When I ran detection on the first motor, I used the following setup parameters:
- Type: Large outrunner
- Power loss changed to 150W from the default 200 (I was scared of frying motor)
- Motor poles: 15 (this is one setting I'm a little confused about. I will explain below)
- Sensorless ERPM left at default of 4000
- Openloop ERPM left at default of 1000
I am unsure if I should run the detection with "power loss" set to 600. My reason for doing so would be that these motors are designed to run at 300W continuous, and I have 2 coupled together. But after seeing that the E-bike hub motor (a similar motor type) is set to only 75W, the warning message has me scared I will fry the motors if I change the setting that high. I don't know the final effect this setting has on the available power output, but I assume that if the detection can't run the motor at its max safe current, the final power output will also be limited. Am I correct in that assumption? Is this setting asking for the power rating of the motors?
The other thing I'm confused about is the number of poles. The reason I'm confused is that elsewhere in VESC tool (I think it was somewhere in the motor settings page), the number of poles that can be selected can only be changed by factors of 2. But in the detection settings, the number of poles can be changed by factors of 1. My motors have 30 magnets... 15 pole pairs. Should I set it to 30, or 15? If it should be set to 30, then VESC tool should be changed to only allow this number to be even, like it is elsewhere in VESC tool.
And what is the effect of changing the "openloop ERPM" and "sensorless ERPM" values on the final motor parameters? Does a higher value change the max ERPM output when detection is complete, or does it just make sure the motor can start spinning synchronously during the detection without sensor feedback?

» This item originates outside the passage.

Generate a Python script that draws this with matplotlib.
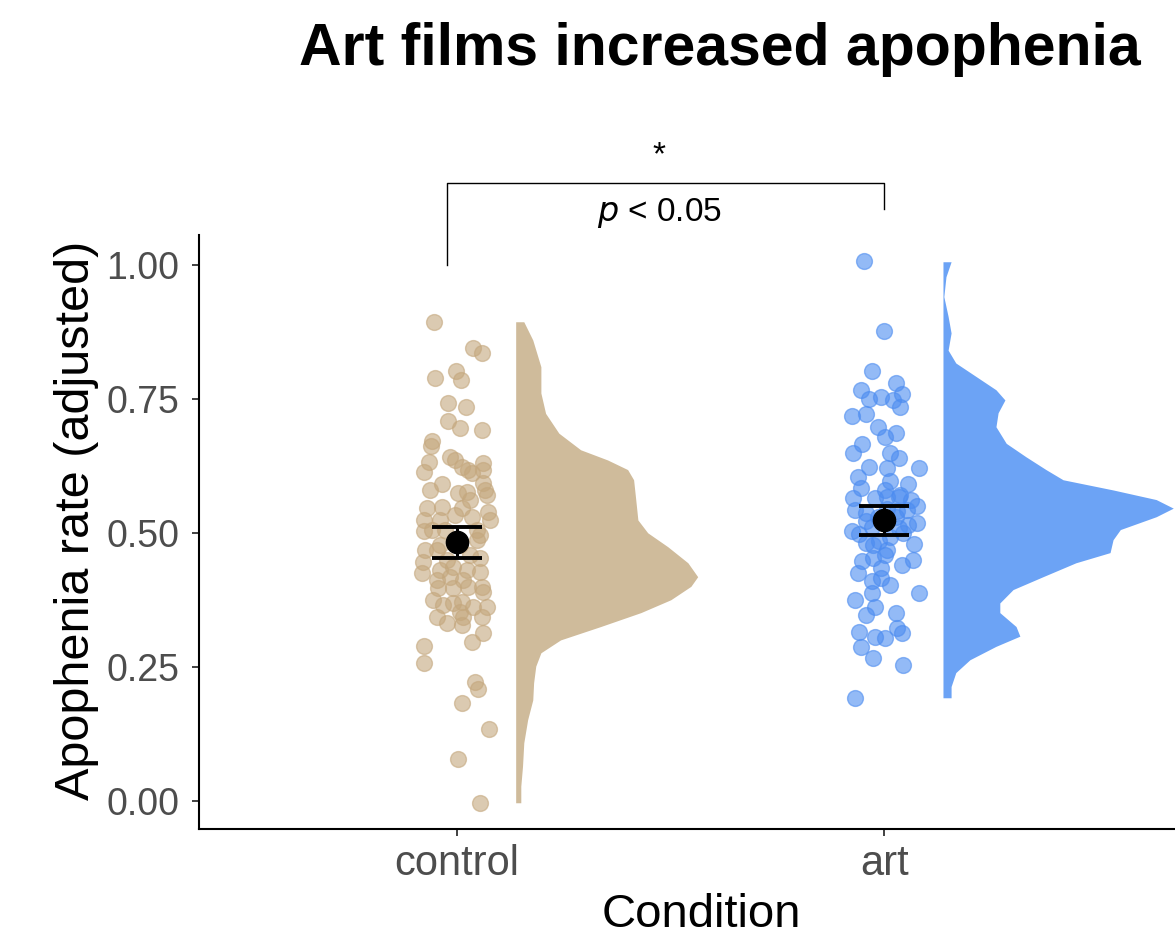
#!/usr/bin/env python3
# -*- coding: utf-8 -*-
"""
Raincloud plot: apophenia rate (adjusted) per condition, with jittered points,
mean +/- error bars and a half density to the right of each group.
"""
#%%
import numpy as np
import matplotlib.pyplot as plt

#%%
"""
Dados
"""
conditions = ["control", "art"]

# pontos individuais: valor e deslocamento do jitter (em unidades do eixo x)
control_vals = [0.894, 0.845, 0.836, 0.802, 0.789, 0.785, 0.743, 0.735, 0.709, 0.696,
                0.692, 0.672, 0.662, 0.632, 0.614, 0.642, 0.636, 0.623, 0.618, 0.612,
                0.631, 0.618, 0.593, 0.580, 0.571, 0.591, 0.575, 0.576, 0.547, 0.549,
                0.547, 0.539, 0.524, 0.524, 0.530, 0.524, 0.504, 0.506, 0.496, 0.487,
                0.478, 0.468, 0.468, 0.446, 0.453, 0.431, 0.437, 0.425, 0.431, 0.427,
                0.412, 0.418, 0.412, 0.397, 0.397, 0.399, 0.399, 0.390, 0.375, 0.366,
                0.369, 0.371, 0.362, 0.362, 0.343, 0.353, 0.343, 0.343, 0.332, 0.328,
                0.313, 0.289, 0.297, 0.257, 0.222, 0.209, 0.183, 0.134, 0.078, -0.004,
                0.506, 0.534, 0.580, 0.459, 0.450, 0.478, 0.506, 0.562]
control_jit = [-0.054, 0.037, 0.059, -0.002, -0.052, 0.009, -0.021, 0.021, -0.021, 0.007,
               0.059, -0.059, -0.061, -0.066, -0.077, -0.016, -0.005, 0.012, 0.026, 0.035,
               0.061, 0.061, 0.061, 0.066, 0.070, -0.035, 0.002, 0.023, -0.070, -0.035,
               0.012, 0.073, -0.077, -0.040, 0.035, 0.077, -0.077, 0.047, 0.054, 0.047,
               -0.040, -0.075, -0.047, -0.080, 0.054, -0.040, -0.009, -0.082, 0.023, 0.054,
               -0.047, -0.016, 0.014, -0.044, -0.009, 0.026, 0.059, 0.061, -0.056, -0.033,
               -0.009, 0.012, 0.037, 0.070, -0.047, 0.007, 0.014, 0.059, -0.023, 0.012,
               0.061, -0.077, 0.035, -0.077, 0.042, 0.049, 0.012, 0.075, 0.002, 0.054,
               -0.028, -0.005, -0.063, 0.030, -0.023, 0.007, -0.059, 0.030]

art_vals = [1.007, 0.877, 0.802, 0.767, 0.780, 0.750, 0.754, 0.748, 0.759, 0.735,
            0.718, 0.722, 0.698, 0.679, 0.687, 0.666, 0.649, 0.649, 0.640, 0.623,
            0.621, 0.621, 0.604, 0.597, 0.591, 0.584, 0.580, 0.565, 0.565, 0.567,
            0.562, 0.543, 0.537, 0.550, 0.543, 0.519, 0.515, 0.504, 0.522, 0.481,
            0.500, 0.479, 0.468, 0.448, 0.459, 0.440, 0.453, 0.424, 0.410, 0.416,
            0.403, 0.388, 0.388, 0.375, 0.362, 0.347, 0.351, 0.315, 0.306, 0.304,
            0.323, 0.313, 0.287, 0.267, 0.254, 0.192, 0.435, 0.450, 0.571, 0.567,
            0.530, 0.530, 0.511, 0.493, 0.485, 0.545, 0.509, 0.540, 0.477, 0.498]
art_jit = [-0.047, -0.002, -0.028, -0.056, 0.026, -0.037, -0.007, 0.019, 0.040, 0.037,
           -0.077, -0.044, -0.016, 0.002, 0.028, -0.052, -0.073, 0.014, 0.033, -0.035,
           0.007, 0.080, -0.063, 0.014, 0.054, -0.056, 0.002, -0.073, -0.021, 0.033,
           0.061, -0.068, -0.042, 0.077, 0.052, 0.077, 0.056, -0.075, -0.044, -0.044,
           0.044, 0.070, 0.005, -0.052, 0.002, 0.042, -0.026, -0.061, -0.030, -0.009,
           0.014, -0.028, 0.080, -0.068, -0.023, -0.042, 0.026, -0.059, -0.021, 0.002,
           0.030, 0.042, -0.056, -0.026, 0.044, -0.070, -0.009, 0.068, 0.037, 0.007,
           -0.014, 0.026, -0.030, 0.014, -0.012, 0.005, 0.033, 0.030, -0.026, -0.060]

# média e barras de erro
means = [0.483, 0.524]
err_low = [0.453, 0.496]
err_high = [0.511, 0.550]

# perfil das densidades (nível y, largura em unidades do eixo x)
control_dens_y = [0.894, 0.860, 0.810, 0.761, 0.723, 0.686, 0.655, 0.636, 0.618, 0.599,
                  0.562, 0.524, 0.500, 0.474, 0.444, 0.418, 0.400, 0.375, 0.351, 0.325,
                  0.300, 0.276, 0.251, 0.220, 0.188, 0.151, 0.108, 0.064, 0.027, -0.004]
control_dens_w = [0.019, 0.040, 0.059, 0.059, 0.070, 0.101, 0.152, 0.215, 0.262, 0.276,
                  0.281, 0.286, 0.309, 0.356, 0.403, 0.426, 0.410, 0.363, 0.293, 0.199,
                  0.105, 0.059, 0.047, 0.042, 0.040, 0.028, 0.019, 0.016, 0.012, 0.012]

art_dens_y = [1.006, 0.978, 0.941, 0.904, 0.873, 0.841, 0.817, 0.792, 0.767, 0.748,
              0.724, 0.698, 0.667, 0.642, 0.618, 0.599, 0.580, 0.562, 0.546, 0.530,
              0.506, 0.487, 0.463, 0.444, 0.418, 0.394, 0.369, 0.351, 0.325, 0.307,
              0.288, 0.263, 0.239, 0.213, 0.192]
art_dens_w = [0.019, 0.007, 0.002, 0.012, 0.019, 0.012, 0.030, 0.077, 0.124, 0.145,
              0.129, 0.124, 0.148, 0.194, 0.241, 0.281, 0.398, 0.499, 0.539, 0.499,
              0.415, 0.398, 0.391, 0.311, 0.234, 0.164, 0.133, 0.133, 0.171, 0.180,
              0.124, 0.063, 0.030, 0.019, 0.019]

#%%
"""
Estilo
"""
plt.rcParams['font.family'] = ['Liberation Sans', 'DejaVu Sans']

point_colors = ["#C4A77D", "#4C8CF0"]
dens_colors = ["#CFBB9B", "#6CA3F5"]
dens_offset = 0.137   # distância entre o grupo e a base da densidade

fig = plt.figure(figsize=(11.75, 9.38), dpi=100)
ax = fig.add_axes([0.1694, 0.1162, 0.8306, 0.6333])

#%%
groups = [(control_vals, control_jit, control_dens_y, control_dens_w),
          (art_vals, art_jit, art_dens_y, art_dens_w)]

for i, (vals, jit, dy, dw) in enumerate(groups):
    pos = i + 1
    base = pos + dens_offset
    # meia densidade
    ax.fill_betweenx(dy, base, base + np.array(dw), color=dens_colors[i], lw=0, zorder=1)
    # pontos com jitter
    ax.scatter(pos + np.array(jit), vals, s=130, color=point_colors[i], alpha=0.6,
               edgecolors=point_colors[i], linewidths=1.0, zorder=2)

# média +/- erro
for i in range(2):
    pos = i + 1
    ax.errorbar(pos, means[i],
                yerr=[[means[i] - err_low[i]], [err_high[i] - means[i]]],
                fmt='o', color='black', ms=16, elinewidth=2.2, capsize=18,
                capthick=2.8, zorder=4)

#%%
"""
Eixos
"""
ax.set_xlim(0.396, 2.68)
ax.set_ylim(-0.053, 1.056)
ax.set_xticks([1, 2])
ax.set_xticklabels(conditions)
ax.set_yticks([0, 0.25, 0.5, 0.75, 1.0])
ax.set_yticklabels(["0.00", "0.25", "0.50", "0.75", "1.00"])
ax.tick_params(axis='both', labelcolor='#4D4D4D', color='#333333', length=5, width=1.3)
ax.tick_params(axis='x', labelsize=30, pad=6)
ax.tick_params(axis='y', labelsize=27, pad=9)
for s in ['top', 'right']:
    ax.spines[s].set_visible(False)
for s in ['left', 'bottom']:
    ax.spines[s].set_linewidth(1.5)

ax.set_xlabel("Condition", fontsize=34)
ax.set_ylabel("Apophenia rate (adjusted)", fontsize=35)
ax.xaxis.set_label_coords(0.515, -0.107)
ax.yaxis.set_label_coords(-0.102, 0.52)

#%%
"""
Comparação e título
"""
bx0, bx1 = 0.977, 1.998
ax.plot([bx0, bx0, bx1, bx1], [1.0, 1.153, 1.153, 1.104], color='black', lw=1.0,
        clip_on=False)
ax.text(1.473, 1.203, "*", ha='center', va='center', fontsize=24, clip_on=False)
ax.text(1.473, 1.097, r"$\it{p}$ < 0.05", ha='center', va='center',
        fontsize=24, clip_on=False)

fig.text(0.613, 0.947, "Art films increased apophenia", ha='center', va='center',
         fontsize=42.5, fontweight='bold')

fig.savefig("out.png", dpi=100)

These settings are probably easily recognized and set by a person who has taken an electric motor design course, but I have not. I'm not a dummy, but I'm also not an electronics engineer. I'm somewhere in the middle of the competence scale with electronics. Its a hobby, and I have no formal training. But I do have 35 years or so of experience with repairing and using electronics and automation control systems.
I look forward to sharing pictures of this crazy build when it is complete. It will have independent 8cm swing-arm suspension, hopefully reach 68kph and be mostly silent due to the in-wheel direct drive motors. I want it to exceed a stock Bajaboard G4 in speed and power performance although it is being designed for mostly pavement riding (with the suspension for handling jumps off stairs and curbs and stuff).